**SOURCE DATA:**

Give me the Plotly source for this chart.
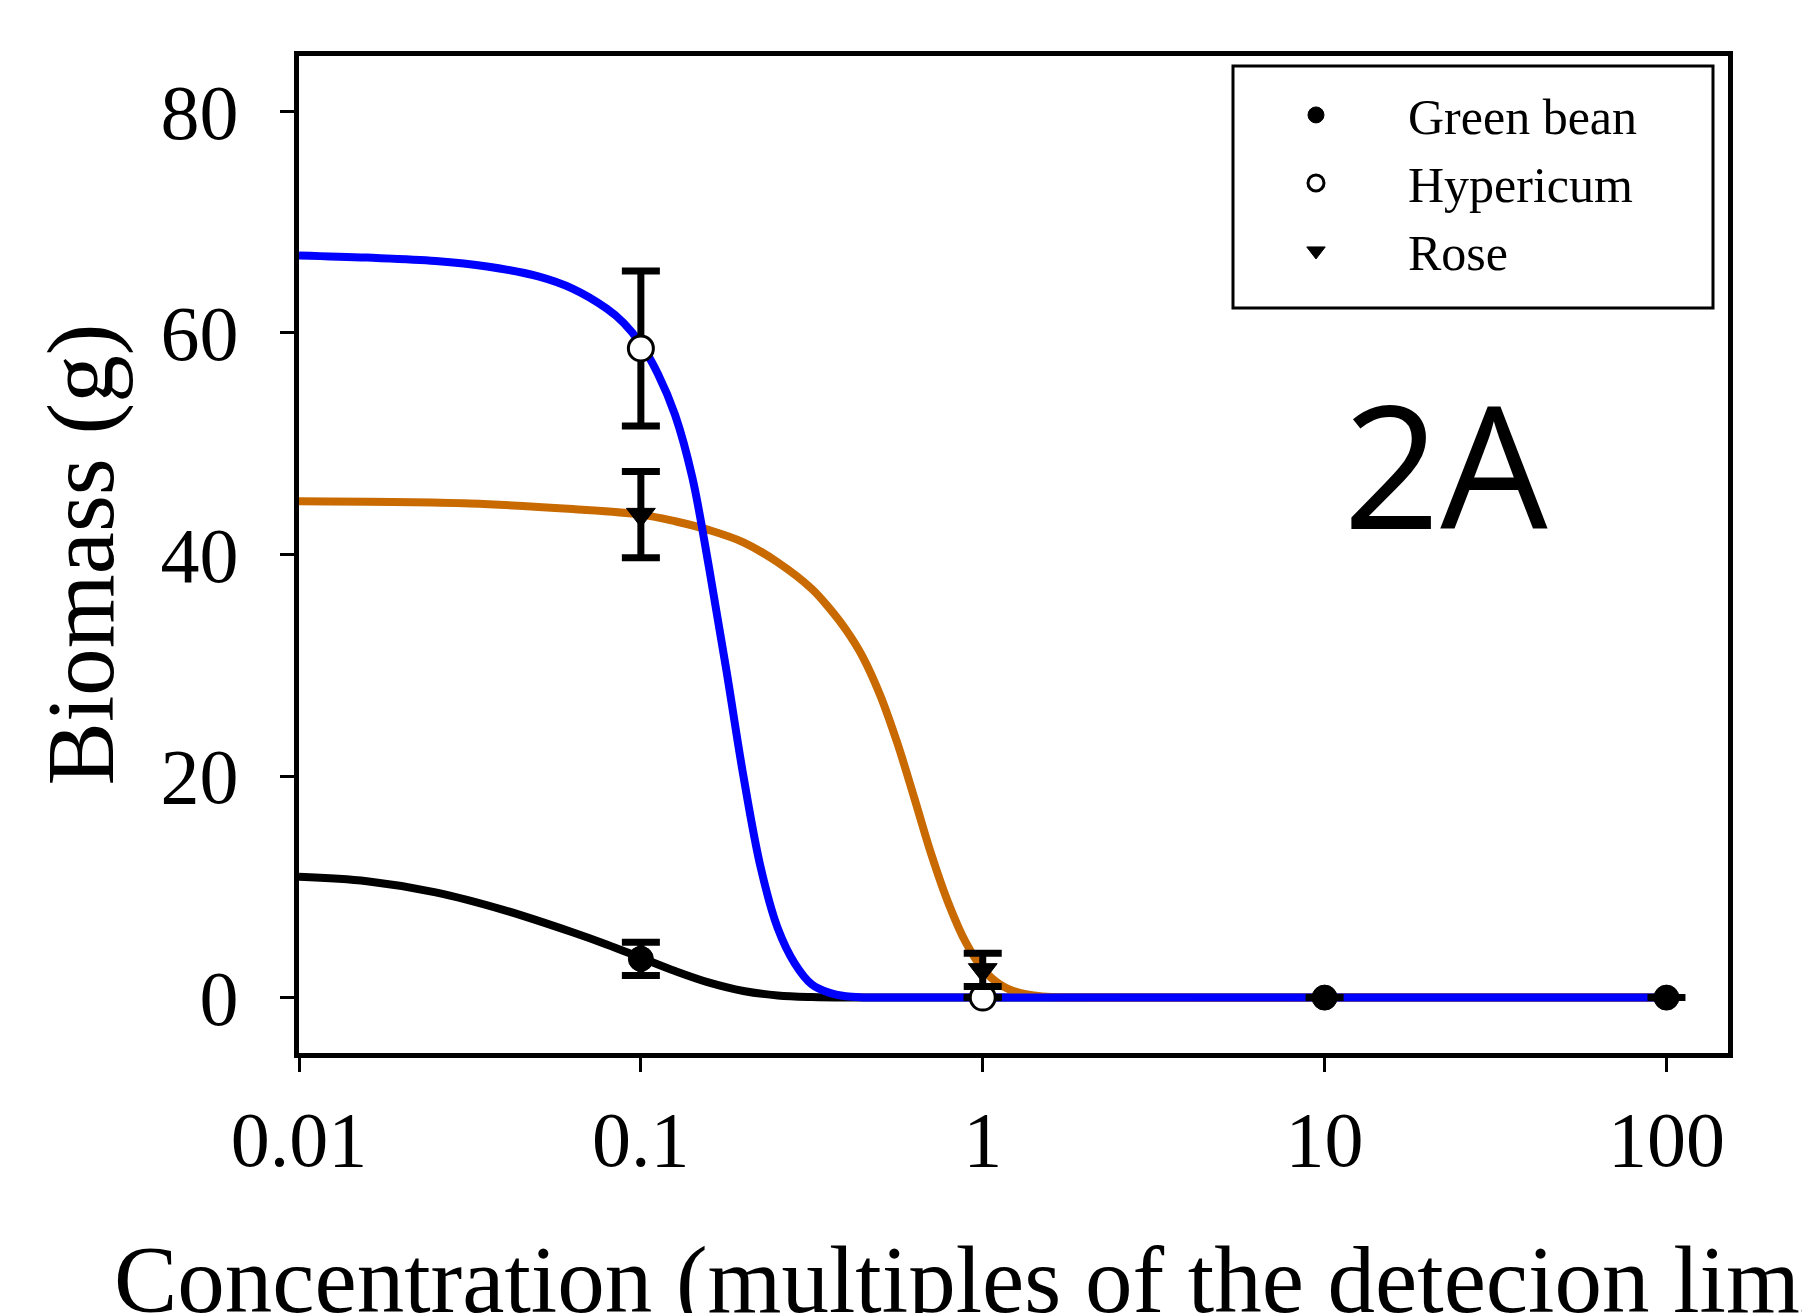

==

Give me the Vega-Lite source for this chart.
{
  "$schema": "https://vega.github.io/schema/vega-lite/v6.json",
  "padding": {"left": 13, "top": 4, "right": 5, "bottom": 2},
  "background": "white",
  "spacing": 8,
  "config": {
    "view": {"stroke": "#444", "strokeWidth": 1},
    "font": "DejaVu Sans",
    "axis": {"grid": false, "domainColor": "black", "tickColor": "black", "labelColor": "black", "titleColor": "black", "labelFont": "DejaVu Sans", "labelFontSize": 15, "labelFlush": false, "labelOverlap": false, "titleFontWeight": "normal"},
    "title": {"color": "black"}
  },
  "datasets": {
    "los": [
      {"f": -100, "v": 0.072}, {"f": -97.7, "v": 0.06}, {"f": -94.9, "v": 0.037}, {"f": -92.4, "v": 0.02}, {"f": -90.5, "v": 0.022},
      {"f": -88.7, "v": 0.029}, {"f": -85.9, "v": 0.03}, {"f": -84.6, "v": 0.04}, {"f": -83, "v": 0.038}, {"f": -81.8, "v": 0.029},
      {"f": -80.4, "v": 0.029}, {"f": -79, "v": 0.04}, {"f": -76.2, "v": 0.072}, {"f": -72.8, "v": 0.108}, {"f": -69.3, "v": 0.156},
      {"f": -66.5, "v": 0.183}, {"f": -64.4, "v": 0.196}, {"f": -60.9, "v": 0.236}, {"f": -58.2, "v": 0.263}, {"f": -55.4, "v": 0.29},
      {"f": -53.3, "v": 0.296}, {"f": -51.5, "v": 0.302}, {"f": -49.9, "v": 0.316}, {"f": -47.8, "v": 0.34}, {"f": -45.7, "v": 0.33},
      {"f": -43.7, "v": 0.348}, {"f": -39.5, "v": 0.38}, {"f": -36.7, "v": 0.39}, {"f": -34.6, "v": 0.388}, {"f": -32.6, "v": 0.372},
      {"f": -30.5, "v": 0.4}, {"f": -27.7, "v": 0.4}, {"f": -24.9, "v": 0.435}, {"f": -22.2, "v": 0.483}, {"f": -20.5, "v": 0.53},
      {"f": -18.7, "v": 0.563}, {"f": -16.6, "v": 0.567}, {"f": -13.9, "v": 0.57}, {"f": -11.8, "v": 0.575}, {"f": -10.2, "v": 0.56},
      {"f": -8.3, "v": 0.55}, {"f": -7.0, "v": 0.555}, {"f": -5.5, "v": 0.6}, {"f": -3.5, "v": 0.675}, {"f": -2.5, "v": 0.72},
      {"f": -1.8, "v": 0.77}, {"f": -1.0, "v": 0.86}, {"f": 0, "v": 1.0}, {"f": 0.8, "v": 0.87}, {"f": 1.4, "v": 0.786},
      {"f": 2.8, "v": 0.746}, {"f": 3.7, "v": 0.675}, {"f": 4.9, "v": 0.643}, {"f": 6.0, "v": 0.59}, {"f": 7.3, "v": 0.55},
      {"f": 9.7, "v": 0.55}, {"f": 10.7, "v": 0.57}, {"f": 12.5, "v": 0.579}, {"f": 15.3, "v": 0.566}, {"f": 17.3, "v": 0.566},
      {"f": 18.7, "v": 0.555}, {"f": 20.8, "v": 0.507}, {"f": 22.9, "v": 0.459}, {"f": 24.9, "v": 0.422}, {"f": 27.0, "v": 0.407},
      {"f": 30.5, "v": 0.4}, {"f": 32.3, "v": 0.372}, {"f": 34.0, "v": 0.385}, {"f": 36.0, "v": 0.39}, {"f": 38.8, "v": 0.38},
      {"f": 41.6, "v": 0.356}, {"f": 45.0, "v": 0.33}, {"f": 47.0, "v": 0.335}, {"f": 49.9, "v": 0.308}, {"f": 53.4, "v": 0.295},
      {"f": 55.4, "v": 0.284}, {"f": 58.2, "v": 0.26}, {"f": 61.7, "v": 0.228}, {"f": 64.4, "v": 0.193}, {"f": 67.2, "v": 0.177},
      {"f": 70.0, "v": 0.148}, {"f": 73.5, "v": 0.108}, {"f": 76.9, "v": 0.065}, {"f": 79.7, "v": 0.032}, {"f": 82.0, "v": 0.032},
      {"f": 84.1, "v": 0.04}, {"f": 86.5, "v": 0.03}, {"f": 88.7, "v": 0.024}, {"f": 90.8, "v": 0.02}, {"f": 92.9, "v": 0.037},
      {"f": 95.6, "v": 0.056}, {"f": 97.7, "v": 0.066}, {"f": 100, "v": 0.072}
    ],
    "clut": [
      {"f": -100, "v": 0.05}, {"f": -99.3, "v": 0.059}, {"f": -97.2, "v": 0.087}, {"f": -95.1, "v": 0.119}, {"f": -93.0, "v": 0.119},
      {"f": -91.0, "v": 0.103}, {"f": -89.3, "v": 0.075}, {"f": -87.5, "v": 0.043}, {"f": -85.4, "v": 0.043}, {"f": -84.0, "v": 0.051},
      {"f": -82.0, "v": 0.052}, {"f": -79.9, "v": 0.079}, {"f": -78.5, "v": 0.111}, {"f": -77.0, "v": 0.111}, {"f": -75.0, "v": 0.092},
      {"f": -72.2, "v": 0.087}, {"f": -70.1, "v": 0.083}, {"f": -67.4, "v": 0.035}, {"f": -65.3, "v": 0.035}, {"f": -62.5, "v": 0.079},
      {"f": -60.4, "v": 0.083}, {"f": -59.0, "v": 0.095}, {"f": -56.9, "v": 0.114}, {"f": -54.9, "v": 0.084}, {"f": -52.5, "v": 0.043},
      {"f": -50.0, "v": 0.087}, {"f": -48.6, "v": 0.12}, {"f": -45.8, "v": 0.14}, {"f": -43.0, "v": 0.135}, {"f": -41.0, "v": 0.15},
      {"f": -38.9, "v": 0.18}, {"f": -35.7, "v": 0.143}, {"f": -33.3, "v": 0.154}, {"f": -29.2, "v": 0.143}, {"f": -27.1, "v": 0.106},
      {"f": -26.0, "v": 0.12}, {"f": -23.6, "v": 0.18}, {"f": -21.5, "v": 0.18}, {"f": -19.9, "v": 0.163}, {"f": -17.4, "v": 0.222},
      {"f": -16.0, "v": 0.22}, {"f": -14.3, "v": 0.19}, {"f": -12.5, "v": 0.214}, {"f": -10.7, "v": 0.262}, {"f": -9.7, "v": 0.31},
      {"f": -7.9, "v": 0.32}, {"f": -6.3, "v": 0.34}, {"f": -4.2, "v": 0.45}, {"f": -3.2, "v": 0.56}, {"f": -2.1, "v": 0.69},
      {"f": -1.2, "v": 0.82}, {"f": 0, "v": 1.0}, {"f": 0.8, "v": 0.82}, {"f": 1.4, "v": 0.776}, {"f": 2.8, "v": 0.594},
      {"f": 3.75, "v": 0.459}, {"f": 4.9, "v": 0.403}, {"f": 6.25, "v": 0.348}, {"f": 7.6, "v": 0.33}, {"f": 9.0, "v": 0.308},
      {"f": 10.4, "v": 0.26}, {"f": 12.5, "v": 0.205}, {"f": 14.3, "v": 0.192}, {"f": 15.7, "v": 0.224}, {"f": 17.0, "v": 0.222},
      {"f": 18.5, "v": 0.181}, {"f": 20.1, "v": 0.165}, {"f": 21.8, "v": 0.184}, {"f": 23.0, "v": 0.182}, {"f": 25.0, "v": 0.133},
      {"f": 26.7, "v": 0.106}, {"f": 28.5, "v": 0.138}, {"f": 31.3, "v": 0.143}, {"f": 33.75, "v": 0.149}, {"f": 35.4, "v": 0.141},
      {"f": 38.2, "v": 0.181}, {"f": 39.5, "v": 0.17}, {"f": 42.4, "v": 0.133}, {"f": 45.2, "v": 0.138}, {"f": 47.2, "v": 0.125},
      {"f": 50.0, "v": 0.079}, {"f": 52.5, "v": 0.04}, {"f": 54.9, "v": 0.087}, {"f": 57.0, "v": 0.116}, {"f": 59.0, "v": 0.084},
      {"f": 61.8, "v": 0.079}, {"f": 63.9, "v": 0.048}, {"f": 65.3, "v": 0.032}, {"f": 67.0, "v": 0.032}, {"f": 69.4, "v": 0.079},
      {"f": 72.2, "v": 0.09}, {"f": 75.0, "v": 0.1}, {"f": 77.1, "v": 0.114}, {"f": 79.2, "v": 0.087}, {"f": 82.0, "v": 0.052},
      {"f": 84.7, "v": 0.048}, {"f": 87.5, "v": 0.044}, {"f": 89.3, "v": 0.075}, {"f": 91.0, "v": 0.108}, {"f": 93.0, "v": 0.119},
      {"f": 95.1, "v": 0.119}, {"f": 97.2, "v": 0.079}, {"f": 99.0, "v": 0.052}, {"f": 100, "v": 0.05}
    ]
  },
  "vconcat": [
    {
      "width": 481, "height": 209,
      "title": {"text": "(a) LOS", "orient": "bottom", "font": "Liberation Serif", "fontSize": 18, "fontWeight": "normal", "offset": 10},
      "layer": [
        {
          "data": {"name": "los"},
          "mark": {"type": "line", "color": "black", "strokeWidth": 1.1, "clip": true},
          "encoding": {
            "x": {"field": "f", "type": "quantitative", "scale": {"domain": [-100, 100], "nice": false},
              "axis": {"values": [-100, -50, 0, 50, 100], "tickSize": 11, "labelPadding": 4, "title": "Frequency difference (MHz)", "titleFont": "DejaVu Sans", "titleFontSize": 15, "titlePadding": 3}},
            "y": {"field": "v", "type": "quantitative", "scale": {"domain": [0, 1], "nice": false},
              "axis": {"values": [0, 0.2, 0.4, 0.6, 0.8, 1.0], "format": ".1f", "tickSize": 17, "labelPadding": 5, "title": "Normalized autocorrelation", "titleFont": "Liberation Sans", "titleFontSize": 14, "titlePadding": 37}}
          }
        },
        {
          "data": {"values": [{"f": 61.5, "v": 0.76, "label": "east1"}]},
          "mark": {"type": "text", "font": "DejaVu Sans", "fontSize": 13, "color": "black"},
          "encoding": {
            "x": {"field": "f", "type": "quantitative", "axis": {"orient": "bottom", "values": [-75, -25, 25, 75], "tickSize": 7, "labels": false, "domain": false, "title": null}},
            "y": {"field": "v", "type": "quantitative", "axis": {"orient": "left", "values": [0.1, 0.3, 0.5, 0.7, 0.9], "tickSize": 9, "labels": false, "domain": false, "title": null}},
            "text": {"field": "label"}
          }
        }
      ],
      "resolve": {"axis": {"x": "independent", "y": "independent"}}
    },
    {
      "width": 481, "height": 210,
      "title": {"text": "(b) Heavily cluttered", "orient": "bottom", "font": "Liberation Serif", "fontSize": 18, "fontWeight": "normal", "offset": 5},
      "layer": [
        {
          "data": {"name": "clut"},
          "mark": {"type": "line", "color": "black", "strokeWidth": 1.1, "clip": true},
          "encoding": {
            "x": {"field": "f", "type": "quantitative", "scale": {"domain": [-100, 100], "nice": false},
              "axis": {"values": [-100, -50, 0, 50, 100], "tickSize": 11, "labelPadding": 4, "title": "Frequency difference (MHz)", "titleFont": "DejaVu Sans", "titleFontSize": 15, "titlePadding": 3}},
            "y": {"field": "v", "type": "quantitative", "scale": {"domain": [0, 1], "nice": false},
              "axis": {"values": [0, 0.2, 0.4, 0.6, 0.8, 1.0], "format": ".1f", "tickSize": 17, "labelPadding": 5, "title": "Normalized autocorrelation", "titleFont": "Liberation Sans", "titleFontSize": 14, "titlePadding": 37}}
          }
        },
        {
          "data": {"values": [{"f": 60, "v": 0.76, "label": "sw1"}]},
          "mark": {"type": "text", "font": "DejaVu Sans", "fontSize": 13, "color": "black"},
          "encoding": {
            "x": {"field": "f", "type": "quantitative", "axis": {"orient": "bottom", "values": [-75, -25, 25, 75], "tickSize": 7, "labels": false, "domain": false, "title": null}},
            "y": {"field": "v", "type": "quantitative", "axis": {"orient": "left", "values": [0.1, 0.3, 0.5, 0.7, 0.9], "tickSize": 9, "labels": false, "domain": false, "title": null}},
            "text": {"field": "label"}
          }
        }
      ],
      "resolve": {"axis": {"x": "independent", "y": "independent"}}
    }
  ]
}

---

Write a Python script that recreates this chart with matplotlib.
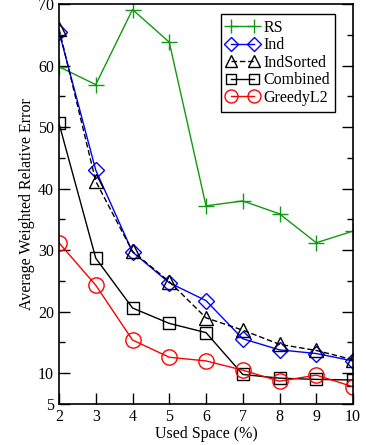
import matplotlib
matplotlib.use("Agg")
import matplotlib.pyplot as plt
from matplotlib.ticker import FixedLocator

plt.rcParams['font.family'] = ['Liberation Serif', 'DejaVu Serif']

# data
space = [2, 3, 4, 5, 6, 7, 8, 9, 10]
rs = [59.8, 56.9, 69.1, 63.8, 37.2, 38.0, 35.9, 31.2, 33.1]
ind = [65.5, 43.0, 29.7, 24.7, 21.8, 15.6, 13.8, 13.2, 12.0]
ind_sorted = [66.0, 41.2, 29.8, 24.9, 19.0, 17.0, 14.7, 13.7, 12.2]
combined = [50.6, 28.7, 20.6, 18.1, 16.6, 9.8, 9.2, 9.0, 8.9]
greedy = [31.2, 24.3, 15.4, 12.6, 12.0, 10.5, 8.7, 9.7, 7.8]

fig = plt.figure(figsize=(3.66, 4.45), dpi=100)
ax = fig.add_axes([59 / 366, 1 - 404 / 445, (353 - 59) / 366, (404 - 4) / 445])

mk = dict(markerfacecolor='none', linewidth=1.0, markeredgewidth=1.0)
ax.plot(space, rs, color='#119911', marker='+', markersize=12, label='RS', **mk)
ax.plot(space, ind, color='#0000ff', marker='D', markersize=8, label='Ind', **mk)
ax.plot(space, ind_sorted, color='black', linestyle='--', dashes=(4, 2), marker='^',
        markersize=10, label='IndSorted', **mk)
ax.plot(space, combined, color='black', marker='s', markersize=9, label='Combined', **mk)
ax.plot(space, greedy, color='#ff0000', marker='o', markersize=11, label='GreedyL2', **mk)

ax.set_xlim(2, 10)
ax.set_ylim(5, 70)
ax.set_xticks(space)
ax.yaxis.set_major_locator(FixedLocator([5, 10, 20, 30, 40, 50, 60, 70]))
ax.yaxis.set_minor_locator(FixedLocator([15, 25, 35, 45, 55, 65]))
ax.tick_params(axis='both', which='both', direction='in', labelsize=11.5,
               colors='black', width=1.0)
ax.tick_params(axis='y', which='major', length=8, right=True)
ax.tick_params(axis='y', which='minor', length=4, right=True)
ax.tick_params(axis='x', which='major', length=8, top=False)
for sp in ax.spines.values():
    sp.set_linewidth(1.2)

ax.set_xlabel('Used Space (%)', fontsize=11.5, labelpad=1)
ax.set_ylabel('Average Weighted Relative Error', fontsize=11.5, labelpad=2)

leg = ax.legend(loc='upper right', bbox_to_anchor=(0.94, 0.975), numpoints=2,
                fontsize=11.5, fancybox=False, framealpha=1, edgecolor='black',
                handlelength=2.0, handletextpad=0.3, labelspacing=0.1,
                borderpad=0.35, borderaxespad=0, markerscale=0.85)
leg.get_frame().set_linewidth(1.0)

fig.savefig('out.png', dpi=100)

**WHAT THE TASK ASKS:** Give again the lines from "Write a Python" to "ax = fig.add_axes([59" exactly, both of those lines included, and do not include any pictures.

**WRITTEN ANSWER:**
Write a Python script that recreates this chart with matplotlib.
import matplotlib
matplotlib.use("Agg")
import matplotlib.pyplot as plt
from matplotlib.ticker import FixedLocator

plt.rcParams['font.family'] = ['Liberation Serif', 'DejaVu Serif']

# data
space = [2, 3, 4, 5, 6, 7, 8, 9, 10]
rs = [59.8, 56.9, 69.1, 63.8, 37.2, 38.0, 35.9, 31.2, 33.1]
ind = [65.5, 43.0, 29.7, 24.7, 21.8, 15.6, 13.8, 13.2, 12.0]
ind_sorted = [66.0, 41.2, 29.8, 24.9, 19.0, 17.0, 14.7, 13.7, 12.2]
combined = [50.6, 28.7, 20.6, 18.1, 16.6, 9.8, 9.2, 9.0, 8.9]
greedy = [31.2, 24.3, 15.4, 12.6, 12.0, 10.5, 8.7, 9.7, 7.8]

fig = plt.figure(figsize=(3.66, 4.45), dpi=100)
ax = fig.add_axes([59 / 366, 1 - 404 / 445, (353 - 59) / 366, (404 - 4) / 445])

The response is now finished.